TASK TO CARRY OUT: Please return exactly the run of lines that begins with the line containing "Output the Python" and ends with the line containing "3.55, 3.83, 4.24, 5.45, 6.35]", pictures excluded.

Code that draws figures:
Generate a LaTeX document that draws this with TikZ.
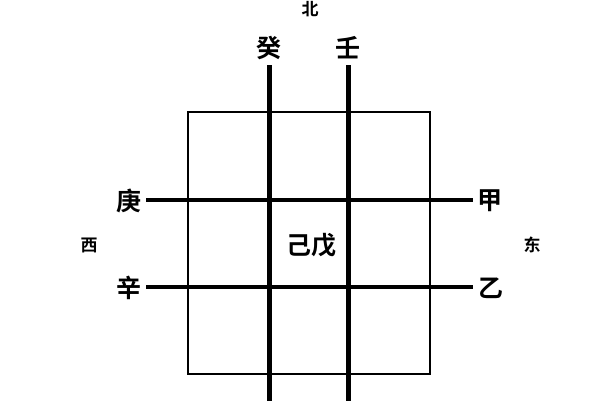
\documentclass[tikz,border=0pt]{standalone}
\usepackage{fontspec}
\newfontfamily\cjk{Noto Sans CJK SC}[BoldFont={Noto Sans CJK SC Bold}]
\begin{document}
\begin{tikzpicture}[x=1pt,y=-1pt,
  big/.style={font=\cjk\bfseries\fontsize{25}{25}\selectfont, inner sep=0pt},
  small/.style={font=\cjk\bfseries\fontsize{17}{17}\selectfont, inner sep=0pt},
  axis/.style={line width=5pt},
  frame/.style={line width=2.2pt}]
\useasboundingbox (0,0) rectangle (600,400);
\fill[white] (0,0) rectangle (600,400);
% frame
\draw[frame] (188,112) rectangle (430,374);
% coordinates for lines
\coordinate (v1t) at (269,65);
\coordinate (v1b) at (269,402);
\coordinate (v2t) at (348.5,65);
\coordinate (v2b) at (348.5,402);
\coordinate (h1l) at (146,200);
\coordinate (h1r) at (473,200);
\coordinate (h2l) at (146,287);
\coordinate (h2r) at (473,287);
\draw[axis] (v1t) -- (v1b);
\draw[axis,line width=4.5pt] (v2t) -- (v2b);
\draw[axis,line width=4.5pt] (h1l) -- (h1r);
\draw[axis,line width=4.5pt] (h2l) -- (h2r);
% labels
\node[small] (bei) at (310,9) {北};
\node[big] (gui) at (269,48) {癸};
\node[big] (ren) at (348,48) {壬};
\node[big] (geng) at (129,201) {庚};
\node[big] (xin) at (129,288) {辛};
\node[big] (jia) at (490,201) {甲};
\node[big] (yi) at (491,288) {乙};
\node[small] (xi) at (89,245) {西};
\node[small] (dong) at (532,245) {东};
\node[big] (ji) at (311,245) {己戊};
\end{tikzpicture}
\end{document}
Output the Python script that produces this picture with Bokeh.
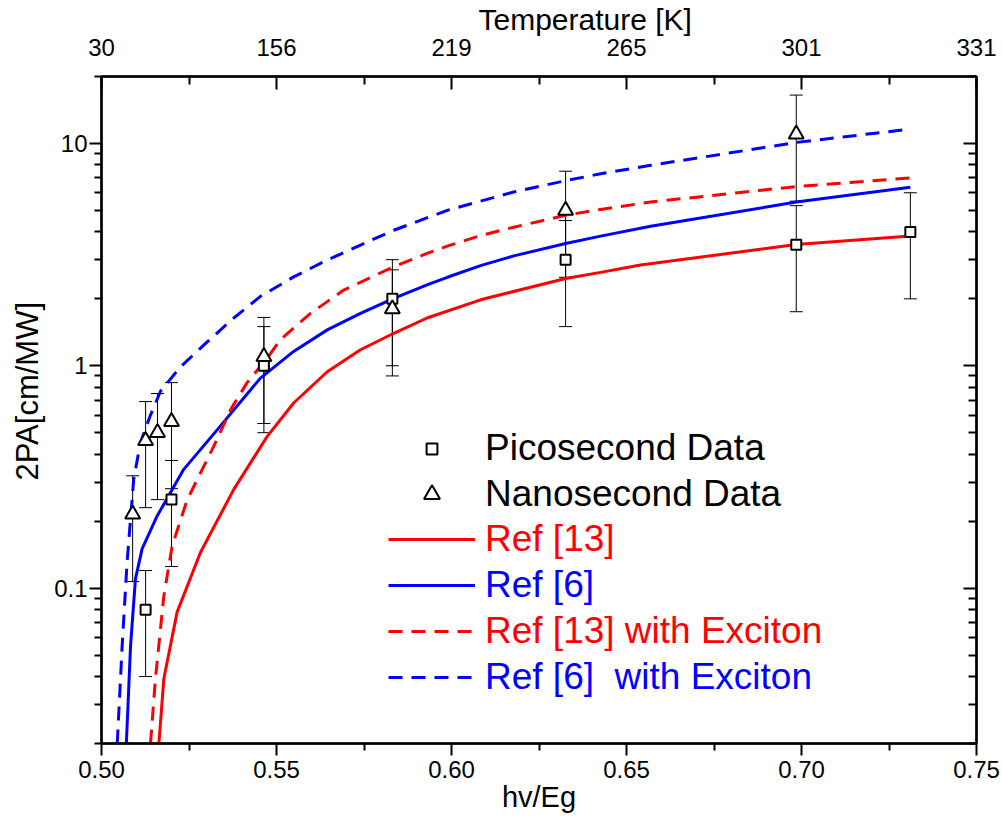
from bokeh.plotting import figure
from bokeh.models import (LinearAxis, LogAxis, FixedTicker, Whisker, TeeHead,
                          ColumnDataSource, Legend, LegendItem, Range1d, Title)
from bokeh.embed import file_html
from bokeh.resources import INLINE

# ---------------- data ----------------
x_ticks = [0.50, 0.55, 0.60, 0.65, 0.70, 0.75]
x_tick_labels = ["0.50", "0.55", "0.60", "0.65", "0.70", "0.75"]
x_minor = [0.525, 0.575, 0.625, 0.675, 0.725]
temp_labels = ["30", "156", "219", "265", "301", "331"]
y_ticks = [0.1, 1, 10]
y_tick_labels = ["0.1", "1", "10"]
y_minor = [0.02, 0.03, 0.04, 0.05, 0.06, 0.07, 0.08, 0.09,
           0.2, 0.3, 0.4, 0.5, 0.6, 0.7, 0.8, 0.9,
           2, 3, 4, 5, 6, 7, 8, 9, 20]

pico_x = [0.5126, 0.5200, 0.5464, 0.5831, 0.6326, 0.6985, 0.7311]
pico_y = [0.08, 0.25, 1.0, 2.0, 3.0, 3.5, 4.0]
pico_lo = [0.04, 0.125, 0.5, 1.0, 1.5, 1.75, 2.0]
pico_hi = [0.12, 0.375, 1.5, 3.0, 4.5, 5.25, 6.0]

nano_x = [0.5089, 0.5126, 0.5160, 0.5200, 0.5464, 0.5831, 0.6326, 0.6985]
nano_y = [0.215, 0.46, 0.50, 0.56, 1.1, 1.8, 5.0, 11.0]
nano_lo = [0.107, 0.23, 0.25, 0.28, 0.55, 0.9, 2.5, 5.5]
nano_hi = [0.32, 0.69, 0.75, 0.84, 1.65, 2.7, 7.5, 16.5]

ref13_x = [0.5164, 0.5178, 0.5216, 0.5283, 0.5378, 0.5473, 0.5549, 0.5645,
           0.5740, 0.5835, 0.5930, 0.6083, 0.6326, 0.6426, 0.6540, 0.6985, 0.7311]
ref13_y = [0.02, 0.039, 0.078, 0.145, 0.278, 0.48, 0.68, 0.94,
           1.18, 1.40, 1.64, 1.98, 2.47, 2.63, 2.84, 3.51, 3.83]

ref6_x = [0.5071, 0.5083, 0.5097, 0.5116, 0.5159, 0.5235, 0.5331, 0.5454,
          0.5549, 0.5645, 0.5740, 0.5835, 0.5930, 0.5988, 0.6083, 0.6178,
          0.6326, 0.6426, 0.6569, 0.6985, 0.7311]
ref6_y = [0.02, 0.055, 0.11, 0.15, 0.211, 0.342, 0.516, 0.88,
          1.16, 1.45, 1.72, 2.01, 2.31, 2.50, 2.82, 3.12,
          3.55, 3.83, 4.24, 5.45, 6.35]

ref13x_x = [0.5140, 0.5154, 0.5178, 0.5202, 0.5245, 0.5321, 0.5369, 0.5416,
            0.5473, 0.5511, 0.5597, 0.5692, 0.5835, 0.5930, 0.5988, 0.6083,
            0.6178, 0.6326, 0.6426, 0.6569, 0.6985, 0.7311]
ref13x_y = [0.02, 0.039, 0.092, 0.155, 0.25, 0.435, 0.635, 0.84,
            1.08, 1.31, 1.72, 2.19, 2.79, 3.20, 3.45, 3.85,
            4.20, 4.75, 5.05, 5.45, 6.4, 7.0]

ref6x_x = [0.5045, 0.5059, 0.5073, 0.5092, 0.5111, 0.5140, 0.5169, 0.5226,
           0.5302, 0.5378, 0.5454, 0.5549, 0.5645, 0.5740, 0.5835, 0.5988,
           0.6178, 0.6326, 0.6426, 0.6569, 0.6985, 0.7311]
ref6x_y = [0.02, 0.055, 0.13, 0.308, 0.45, 0.60, 0.77, 0.99,
           1.28, 1.64, 2.05, 2.51, 2.99, 3.49, 4.07, 5.0,
           6.05, 6.8, 7.3, 7.97, 10.1, 11.6]

# ---------------- figure ----------------
FONT = "Liberation Sans"
RED = "#FF0000"
BLUE = "#0000FF"

p = figure(width=1002, height=828, x_range=Range1d(0.5, 0.75),
           y_range=Range1d(0.02, 20), y_axis_type="log",
           output_backend="svg", toolbar_location=None,
           min_border_left=101, min_border_right=26,
           min_border_top=76, min_border_bottom=85)
p.xgrid.visible = False
p.ygrid.visible = False
p.outline_line_color = "black"
p.outline_line_width = 2
p.background_fill_color = "white"
p.border_fill_color = "white"


def style_axis(ax, tin, tout, mtin, mtout):
    ax.axis_line_width = 2.5
    ax.axis_line_color = "black"
    ax.major_tick_line_width = 2
    ax.minor_tick_line_width = 2
    ax.major_tick_in = tin
    ax.major_tick_out = tout
    ax.minor_tick_in = mtin
    ax.minor_tick_out = mtout
    ax.major_label_text_font = FONT
    ax.major_label_text_font_size = "24px"
    ax.major_label_text_color = "black"
    ax.axis_label_text_font = FONT
    ax.axis_label_text_font_style = "normal"
    ax.axis_label_text_color = "black"


xt = FixedTicker(ticks=x_ticks, minor_ticks=x_minor)
yt = FixedTicker(ticks=y_ticks, minor_ticks=y_minor)

xa = p.xaxis[0]
xa.ticker = xt
xa.major_label_overrides = dict(zip(x_ticks, x_tick_labels))
xa.axis_label = "hv/Eg"
style_axis(xa, 0, 12, 0, 7)
xa.axis_label_text_font_size = "29px"
xa.major_label_standoff = 5
xa.axis_label_standoff = 0

ya = p.yaxis[0]
ya.ticker = yt
ya.major_label_overrides = dict(zip(y_ticks, y_tick_labels))
style_axis(ya, 0, 12, 0, 7)
ya.major_label_standoff = 2

top = LinearAxis(ticker=FixedTicker(ticks=x_ticks, minor_ticks=x_minor))
top.major_label_overrides = dict(zip(x_ticks, temp_labels))
style_axis(top, 13, 0, 8, 0)
top.major_label_standoff = 21
p.add_layout(top, "above")

right = LogAxis(ticker=FixedTicker(ticks=y_ticks, minor_ticks=y_minor))
style_axis(right, 13, 0, 8, 0)
right.major_label_text_font_size = "0px"
right.major_label_text_alpha = 0
right.major_label_standoff = 0
p.add_layout(right, "right")

# axis titles as side-panel titles so they can be offset like the original
ttl_top = Title(text="Temperature [K]", align="left", offset=377,
                text_font=FONT, text_font_size="30px", text_font_style="normal",
                text_color="black", standoff=0)
p.add_layout(ttl_top, "above")
ttl_left = Title(text="2PA[cm/MW]", align="left", offset=263,
                 text_font=FONT, text_font_size="31px", text_font_style="normal",
                 text_color="black", standoff=14)
p.add_layout(ttl_left, "left")

# ---------------- curves ----------------
r13 = p.line(ref13_x, ref13_y, line_color=RED, line_width=3)
r6 = p.line(ref6_x, ref6_y, line_color=BLUE, line_width=3)
r13x = p.line(ref13x_x, ref13x_y, line_color=RED, line_width=3, line_dash="14 9")
r6x = p.line(ref6x_x, ref6x_y, line_color=BLUE, line_width=3, line_dash="14 9")

# ---------------- error bars ----------------
for xs, lo, hi in [(pico_x, pico_lo, pico_hi), (nano_x, nano_lo, nano_hi)]:
    src = ColumnDataSource(dict(x=xs, lower=lo, upper=hi))
    w = Whisker(source=src, base="x", lower="lower", upper="upper",
                dimension="height", line_color="black", line_width=1,
                upper_head=TeeHead(size=13, line_color="black", line_width=1),
                lower_head=TeeHead(size=13, line_color="black", line_width=1),
                level="underlay")
    p.add_layout(w)

# ---------------- markers ----------------
rp = p.scatter(pico_x, pico_y, marker="square", size=10, fill_color="white",
               line_color="black", line_width=2)
rn = p.scatter(nano_x, nano_y, marker="triangle", size=15, fill_color="white",
               line_color="black", line_width=2)

# ---------------- legend ----------------
entries = [("Picosecond Data", rp, "black", 27),
           ("Nanosecond Data", rn, "black", 40),
           ("Ref [13]", r13, RED, 30),
           ("Ref [6]", r6, BLUE, 30),
           ("Ref [13] with Exciton", r13x, RED, 30),
           ("Ref [6]  with Exciton", r6x, BLUE, 30)]
row_step = 45.7
top_row_from_bottom = 295
item_h = 42
for i, (lab, rend, col, gh) in enumerate(entries):
    yc = top_row_from_bottom - i * row_step
    leg = Legend(items=[LegendItem(label=lab, renderers=[rend])],
                 location=(287, yc - item_h / 2),
                 label_text_color=col, label_text_font=FONT,
                 label_text_font_size="37px", glyph_width=87, glyph_height=gh,
                 label_height=30, label_standoff=10, padding=0, margin=0,
                 spacing=0, border_line_color=None, background_fill_alpha=0)
    p.add_layout(leg)

open("out.html", "w").write(file_html(p, INLINE))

SOLUTION TO THIS TASK:
Output the Python script that produces this picture with Bokeh.
from bokeh.plotting import figure
from bokeh.models import (LinearAxis, LogAxis, FixedTicker, Whisker, TeeHead,
                          ColumnDataSource, Legend, LegendItem, Range1d, Title)
from bokeh.embed import file_html
from bokeh.resources import INLINE

# ---------------- data ----------------
x_ticks = [0.50, 0.55, 0.60, 0.65, 0.70, 0.75]
x_tick_labels = ["0.50", "0.55", "0.60", "0.65", "0.70", "0.75"]
x_minor = [0.525, 0.575, 0.625, 0.675, 0.725]
temp_labels = ["30", "156", "219", "265", "301", "331"]
y_ticks = [0.1, 1, 10]
y_tick_labels = ["0.1", "1", "10"]
y_minor = [0.02, 0.03, 0.04, 0.05, 0.06, 0.07, 0.08, 0.09,
           0.2, 0.3, 0.4, 0.5, 0.6, 0.7, 0.8, 0.9,
           2, 3, 4, 5, 6, 7, 8, 9, 20]

pico_x = [0.5126, 0.5200, 0.5464, 0.5831, 0.6326, 0.6985, 0.7311]
pico_y = [0.08, 0.25, 1.0, 2.0, 3.0, 3.5, 4.0]
pico_lo = [0.04, 0.125, 0.5, 1.0, 1.5, 1.75, 2.0]
pico_hi = [0.12, 0.375, 1.5, 3.0, 4.5, 5.25, 6.0]

nano_x = [0.5089, 0.5126, 0.5160, 0.5200, 0.5464, 0.5831, 0.6326, 0.6985]
nano_y = [0.215, 0.46, 0.50, 0.56, 1.1, 1.8, 5.0, 11.0]
nano_lo = [0.107, 0.23, 0.25, 0.28, 0.55, 0.9, 2.5, 5.5]
nano_hi = [0.32, 0.69, 0.75, 0.84, 1.65, 2.7, 7.5, 16.5]

ref13_x = [0.5164, 0.5178, 0.5216, 0.5283, 0.5378, 0.5473, 0.5549, 0.5645,
           0.5740, 0.5835, 0.5930, 0.6083, 0.6326, 0.6426, 0.6540, 0.6985, 0.7311]
ref13_y = [0.02, 0.039, 0.078, 0.145, 0.278, 0.48, 0.68, 0.94,
           1.18, 1.40, 1.64, 1.98, 2.47, 2.63, 2.84, 3.51, 3.83]

ref6_x = [0.5071, 0.5083, 0.5097, 0.5116, 0.5159, 0.5235, 0.5331, 0.5454,
          0.5549, 0.5645, 0.5740, 0.5835, 0.5930, 0.5988, 0.6083, 0.6178,
          0.6326, 0.6426, 0.6569, 0.6985, 0.7311]
ref6_y = [0.02, 0.055, 0.11, 0.15, 0.211, 0.342, 0.516, 0.88,
          1.16, 1.45, 1.72, 2.01, 2.31, 2.50, 2.82, 3.12,
          3.55, 3.83, 4.24, 5.45, 6.35]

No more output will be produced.